Abstract
This research explores the factors that shape the evolving geographic distribution of business headquarters (HQ) activity. We address an understudied influence on HQ geographies: metropolitan HQ changes driven by the process of small, rapidly expanding businesses growing into mature companies. This investigation focuses on the developmental paths followed by fast-growing firms (FGFs) and the geographic distinctions that can be observed in a FGF tracking study of Canada’s metropolitan regions from 1987 to 2005. Our research findings indicate that geography plays an important role in this development, as FGF tracking records throughout Canada’s metropolitan areas diverge sharply. We find that most FGFs that emerged in Vancouver and Toronto continued as ongoing businesses following their rapid growth phase, while a high proportion of FGFs based in Montréal and Calgary did not. These results contribute to a greater understanding of metropolitan economies, business development, and HQ location in Canada
Acknowledgements
We acknowledge the constructive comments of the anonymous reviewers. Any remaining errors are ours alone.
Notes
1. FGFs have been studied under a variety of names, including “gazelle” (Birch, Citation1981; Stam, Citation2005), “next wave firm” (Rice, Citation2004; Rice & Lyons, Citation2007), “10 percenter” (Storey, 1994), and “high-growth firm” (Moreno & Casillas, Citation2007). These terms have a wide range of definitions that vary in focus and in degree of specificity, but all center broadly on rapid business growth. Rather than focusing on a highly specific definition, our study uses FGF as an overall designation to denote the fastest-growing businesses in a given economy.

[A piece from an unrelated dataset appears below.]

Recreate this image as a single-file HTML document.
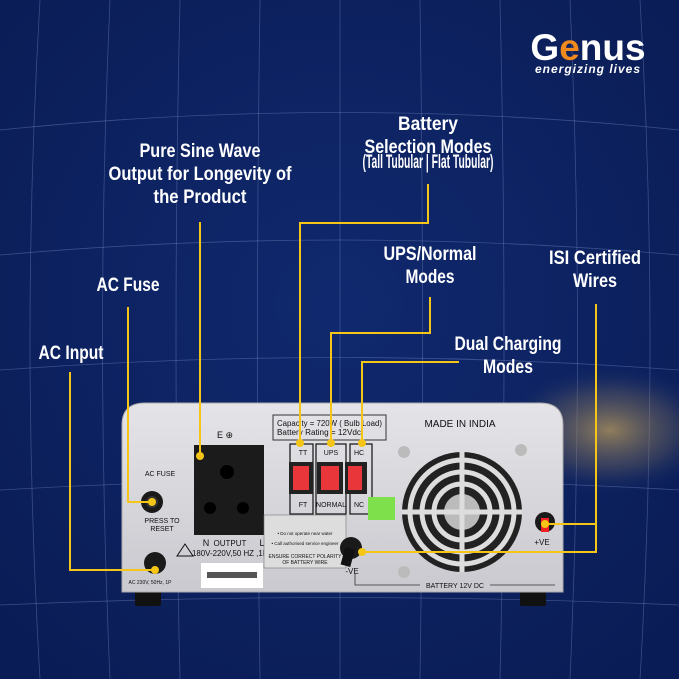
<!DOCTYPE html>
<html><head><meta charset="utf-8"><style>
html,body{margin:0;padding:0;width:679px;height:679px;overflow:hidden;background:#0b1f5c}
svg{display:block}
.t{font-family:"Liberation Sans",sans-serif;font-weight:bold;fill:#fff;text-anchor:middle;font-size:19px}
.s{font-family:"Liberation Sans",sans-serif;fill:#111;text-anchor:middle}
</style></head><body>
<svg width="679" height="679" viewBox="0 0 679 679" xmlns="http://www.w3.org/2000/svg">
<defs>
<radialGradient id="bg" cx="50%" cy="45%" r="70%">
<stop offset="0" stop-color="#10296e"/><stop offset="1" stop-color="#0a1c55"/></radialGradient>
<radialGradient id="glow" cx="50%" cy="50%" r="50%">
<stop offset="0" stop-color="#c9a55a" stop-opacity=".7"/><stop offset=".6" stop-color="#8a7a60" stop-opacity=".3"/><stop offset="1" stop-color="#1a3070" stop-opacity="0"/></radialGradient>
<linearGradient id="dev" x1="0" y1="0" x2="0" y2="1"><stop offset="0" stop-color="#e4e4e8"/><stop offset="1" stop-color="#c9c9cf"/></linearGradient>
</defs>
<rect width="679" height="679" fill="url(#bg)"/>
<g stroke="#8fa3d8" stroke-opacity=".35" stroke-width="0.8" fill="none">
<path d="M0 130 Q340 95 679 130"/><path d="M0 255 Q340 225 679 255"/><path d="M0 370 Q340 345 679 370"/><path d="M0 490 Q340 470 679 490"/><path d="M0 605 Q340 590 679 605"/>
<path d="M40 0 Q20 340 40 679"/><path d="M110 0 Q95 340 110 679"/><path d="M180 0 Q172 340 180 679"/><path d="M260 0 Q255 340 260 679"/><path d="M340 0 L340 679"/><path d="M420 0 Q425 340 420 679"/><path d="M500 0 Q508 340 500 679"/><path d="M570 0 Q585 340 570 679"/><path d="M640 0 Q660 340 640 679"/>
</g>
<ellipse cx="610" cy="430" rx="110" ry="65" fill="url(#glow)"/>
<!-- logo -->
<text x="588" y="60" font-family="Liberation Sans,sans-serif" font-weight="bold" font-size="37" fill="#fff" text-anchor="middle">G<tspan fill="#f08a1c">e</tspan>nus</text>
<text x="588" y="73" font-family="Liberation Sans,sans-serif" font-weight="bold" font-style="italic" font-size="12" fill="#fff" text-anchor="middle" letter-spacing="1">energizing lives</text>
<!-- labels -->
<g class="t">
<text class="t" x="428" y="130" textLength="60" lengthAdjust="spacingAndGlyphs">Battery</text>
<text class="t" x="428" y="153" textLength="127" lengthAdjust="spacingAndGlyphs">Selection Modes</text>
<text class="t" x="428" y="168" font-size="12" font-weight="normal" textLength="131" lengthAdjust="spacingAndGlyphs">(Tall Tubular | Flat Tubular)</text>
<text class="t" x="200" y="157" textLength="121" lengthAdjust="spacingAndGlyphs">Pure Sine Wave</text>
<text class="t" x="200" y="180" textLength="183" lengthAdjust="spacingAndGlyphs">Output for Longevity of</text>
<text class="t" x="200" y="203" textLength="93" lengthAdjust="spacingAndGlyphs">the Product</text>
<text class="t" x="128" y="291" textLength="63" lengthAdjust="spacingAndGlyphs">AC Fuse</text>
<text class="t" x="71" y="359" textLength="65" lengthAdjust="spacingAndGlyphs">AC Input</text>
<text class="t" x="430" y="260" textLength="93" lengthAdjust="spacingAndGlyphs">UPS/Normal</text>
<text class="t" x="430" y="283" textLength="49" lengthAdjust="spacingAndGlyphs">Modes</text>
<text class="t" x="508" y="350" textLength="107" lengthAdjust="spacingAndGlyphs">Dual Charging</text>
<text class="t" x="508" y="373" textLength="50" lengthAdjust="spacingAndGlyphs">Modes</text>
<text class="t" x="595" y="264" textLength="92" lengthAdjust="spacingAndGlyphs">ISI Certified</text>
<text class="t" x="595" y="287" textLength="44" lengthAdjust="spacingAndGlyphs">Wires</text>
</g>
<!-- device -->
<rect x="135" y="590" width="26" height="16" rx="2" fill="#111"/>
<rect x="520" y="590" width="26" height="16" rx="2" fill="#111"/>
<path d="M122 425 Q122 403 145 403 L540 403 Q563 403 563 425 L563 592 L122 592 Z" fill="url(#dev)" stroke="#aaa"/>
<text class="s" x="160" y="476" font-size="7">AC FUSE</text>
<circle cx="152" cy="502" r="11" fill="#1a1a1a"/><circle cx="152" cy="502" r="6" fill="#333"/>
<text class="s" x="162" y="523" font-size="7">PRESS TO</text><text class="s" x="162" y="531" font-size="7">RESET</text>
<circle cx="155" cy="563" r="11" fill="#1a1a1a"/>
<text class="s" x="150" y="584" font-size="5">AC 230V, 50Hz, 1P</text>
<path d="M185 544 L177 556 L193 556 Z" fill="none" stroke="#111"/>
<text class="s" x="225" y="438" font-size="9">E ⊕</text>
<rect x="194" y="445" width="70" height="90" fill="#1b1b1b"/>
<circle cx="227" cy="472" r="7" fill="#000"/><circle cx="210" cy="508" r="6" fill="#000"/><circle cx="243" cy="508" r="6" fill="#000"/>
<text class="s" x="206" y="546" font-size="9">N</text><text class="s" x="230" y="546" font-size="8">OUTPUT</text><text class="s" x="262" y="546" font-size="9">L</text>
<text class="s" x="230" y="556" font-size="8" textLength="76" lengthAdjust="spacingAndGlyphs">180V-220V,50 HZ ,1P</text>
<rect x="201" y="563" width="62" height="25" fill="#fff"/>
<rect x="207" y="572" width="50" height="6" fill="#555"/>
<rect x="273" y="415" width="113" height="25" fill="none" stroke="#333"/>
<text x="277" y="426" font-family="Liberation Sans,sans-serif" font-size="8" fill="#111" textLength="105" lengthAdjust="spacingAndGlyphs">Capacity = 720W ( Bulb Load)</text>
<text x="277" y="435" font-family="Liberation Sans,sans-serif" font-size="8" fill="#111" textLength="84" lengthAdjust="spacingAndGlyphs">Battery Rating = 12Vdc</text>
<g stroke="#111" stroke-width="1.2" fill="none"><rect x="290" y="444" width="23" height="70"/><rect x="316" y="444" width="30" height="70"/><rect x="350" y="444" width="22" height="70"/></g>
<text class="s" x="303" y="455" font-size="7">TT</text><text class="s" x="331" y="455" font-size="7">UPS</text><text class="s" x="359" y="455" font-size="7">HC</text>
<text class="s" x="303" y="507" font-size="7">FT</text><text class="s" x="331" y="507" font-size="7">NORMAL</text><text class="s" x="359" y="507" font-size="7">NC</text>
<rect x="289" y="462" width="24" height="32" fill="#222"/><rect x="293" y="466" width="16" height="24" fill="#e8363a"/>
<rect x="317" y="462" width="26" height="32" fill="#222"/><rect x="321" y="466" width="18" height="24" fill="#e8363a"/>
<rect x="345" y="462" width="22" height="32" fill="#222"/><rect x="348" y="466" width="14" height="24" fill="#e8363a"/>
<rect x="368" y="497" width="27" height="23" fill="#7ee04a"/>
<rect x="264" y="515" width="82" height="53" fill="#ddd" stroke="#777" stroke-width=".6"/>
<text class="s" x="305" y="535" font-size="4.5">• Do not operate near water</text>
<text class="s" x="305" y="545" font-size="4.5">• Call authorised service engineer</text>
<text class="s" x="305" y="558" font-size="5">ENSURE CORRECT POLARITY</text>
<text class="s" x="305" y="564" font-size="5">OF BATTERY WIRE</text>
<circle cx="351" cy="548" r="11" fill="#1a1a1a"/><rect x="343" y="548" width="10" height="18" fill="#111" transform="rotate(15 348 556)"/>
<text class="s" x="352" y="574" font-size="8">-VE</text>
<text class="s" x="460" y="427" font-size="10">MADE IN INDIA</text>
<circle cx="462" cy="512" r="60" fill="#222"/>
<g fill="none" stroke="#ddd" stroke-width="5"><circle cx="462" cy="512" r="52"/><circle cx="462" cy="512" r="40"/><circle cx="462" cy="512" r="28"/></g>
<circle cx="462" cy="512" r="18" fill="#bbb"/>
<g stroke="#ddd" stroke-width="5"><line x1="462" y1="452" x2="462" y2="572"/><line x1="402" y1="512" x2="522" y2="512"/></g>
<circle cx="404" cy="452" r="6" fill="#bbb"/><circle cx="521" cy="450" r="6" fill="#bbb"/><circle cx="404" cy="572" r="6" fill="#bbb"/>
<circle cx="545" cy="522" r="10" fill="#1a1a1a"/><rect x="541" y="518" width="8" height="14" fill="#e22"/>
<text class="s" x="542" y="545" font-size="8">+VE</text>
<text class="s" x="455" y="588" font-size="7">BATTERY 12V DC</text>
<path d="M355 574 V585 H420 M490 585 H555" stroke="#333" fill="none" stroke-width=".8"/>
<!-- connectors -->
<g stroke="#f5c518" stroke-width="2" fill="none">
<path d="M70 372 V570 H155"/>
<path d="M128 307 V502 H152"/>
<path d="M200 222 V456"/>
<path d="M428 184 V223 H300 V443"/>
<path d="M430 297 V333 H331 V443"/>
<path d="M459 362 H362 V443"/>
<path d="M596 304 V552 H362"/>
<path d="M596 524 H545"/>
</g>
<g fill="#f5c518">
<circle cx="155" cy="570" r="4"/><circle cx="152" cy="502" r="4"/><circle cx="200" cy="456" r="4"/>
<circle cx="300" cy="443" r="4"/><circle cx="331" cy="443" r="4"/><circle cx="362" cy="443" r="4"/>
<circle cx="362" cy="552" r="4"/><circle cx="545" cy="524" r="4"/>
</g>
</svg>
</body></html>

2. It is important to acknowledge that firm relocation (or acquisition together with relocation) may be in the best interests of some businesses, such as a firm whose growth is constrained by a small local market or labor force but which has the potential to expand in a larger urban area. Regardless, given the regional development focus of this article, we interpret high levels of firm continuity as having some positive connotation for the region and its business community.
3. A likely factor in Vancouver’s success may relate to its access to markets beyond North America, particularly in the Asia-Pacific region.
4. It is possible to interpret firm discontinuation as a sign of regional strength. Business failure in Montréal could be seen as the result of a dynamic and competitive environment in which only strong firms are surviving, and not necessarily the result of an inherent problem with the regional economy. However, to convincingly make such an argument, more evidence would be needed to account for the much greater success of FGFs in Toronto’s highly competitive business community and to provide an explanation for the degree to which Montréal-based FGFs fall in the “defunct/no records” category at a rate far above the national average (38.1% of FGFs in Montréal vs 23.7% nationally).